4. La question de for
me, à savoir la consultation préalable, reste indécidable en l’état, au vu des déclarations des deux parties. Dans un mémoire antérieur au litige, adressé le 8 octobre 1998 par la rédaction de „La Liberté“ au Conseil de la presse sur le traitement des lettres de lecteurs, M. Claude Chuard écrit notamment ceci: „En principe, la rédaction ne communique pas avec le lecteur pour lui annoncer la publication de sa lettre. Idem pour le refus de publier. La lettre est classée dans un dossier. Pour les textes trop longs, il existe plusieurs traitements. En principe, s’il s’agit de simplifier le style trop compliqué, de réduire la taille d’un paragraphe, inutilement descriptif, la rédaction le fait sans contacter la personne tant que ces suppressions ne transforment pas le sens du texte. Mais si les interventions sont trop importantes – c’est souvent le cas d’une lettre intéressante par le sujet mais trop longue – la rédaction prend contact et demande une version plus courte ou propose des coupes.“

5. Ces dernières dispositions laissent à la rédaction une grande liberté d’interprétation; elles sont de nature à créer des malentendus avec des lecteurs, en dépit du rappel régulier, dans les colonnes du journal, des principales règles de traitement des lettres. Toute lettre accompagnée d’une demande explicite de parution intégrale doit faire l’objet d’une réponse formelle de la rédaction; un contact téléphonique peut suffire, pour autant qu’il fasse l’objet d’une confirmation écrite.

III. Conclusions

1. Le traitement des lettres de lecteurs met en jeu, de la part des rédactions, le principe général de correction (fairness). Il est une manière de reconnaître la participation des lecteurs au débat public, élément important de la communication politique dans une société démocratique.
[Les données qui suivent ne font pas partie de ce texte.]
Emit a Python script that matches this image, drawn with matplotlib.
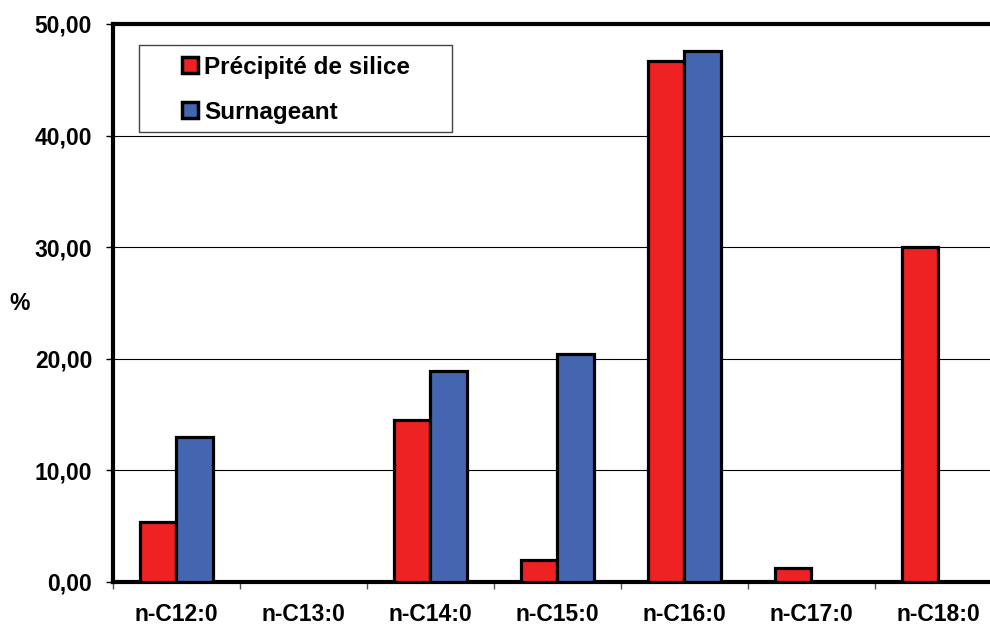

2. La liberté d’expression du public ne contient toutefois pas un droit individuel à être publié, ni dans l’absolu, ni à des conditions fixées par l’auteur d’une lettre (publication intégrale, emplacement, jour de parution, etc.) Un média reste libre de publier les messages qu’il reçoit, dès lors qu’il est responsable de l’ensemble du contenu qu’il diffuse, et donc aussi des lettres de lecteurs.

3. Sur le fond, le traitement de la lettre par la rédaction de « La Liberté » n’a pas conduit à la suppression d’éléments essentiels en relation avec l’article litigieux. Quant à la forme, la persistance de versions opposées démontre la nécessité de confirmer formellement, chaque fois que cela s’avère nécessaire, les accords passés, au sujet de la publication d’une lettre, par une rédaction et l’auteur de la lettre.

4. C’est pourquoi, lorsqu’un lecteur demande que son texte soit intégralement publié et que la rédaction n’entend pas accéder à cette demande, pour des raisons qui lui sont propres, il est impératif que le lecteur soit consulté lorsque le média est prêt à envisager une publication partielle. L’accord fait l’objet d’une confirmation écrite s’il y a lieu d’éviter tout malentendu ultérieur.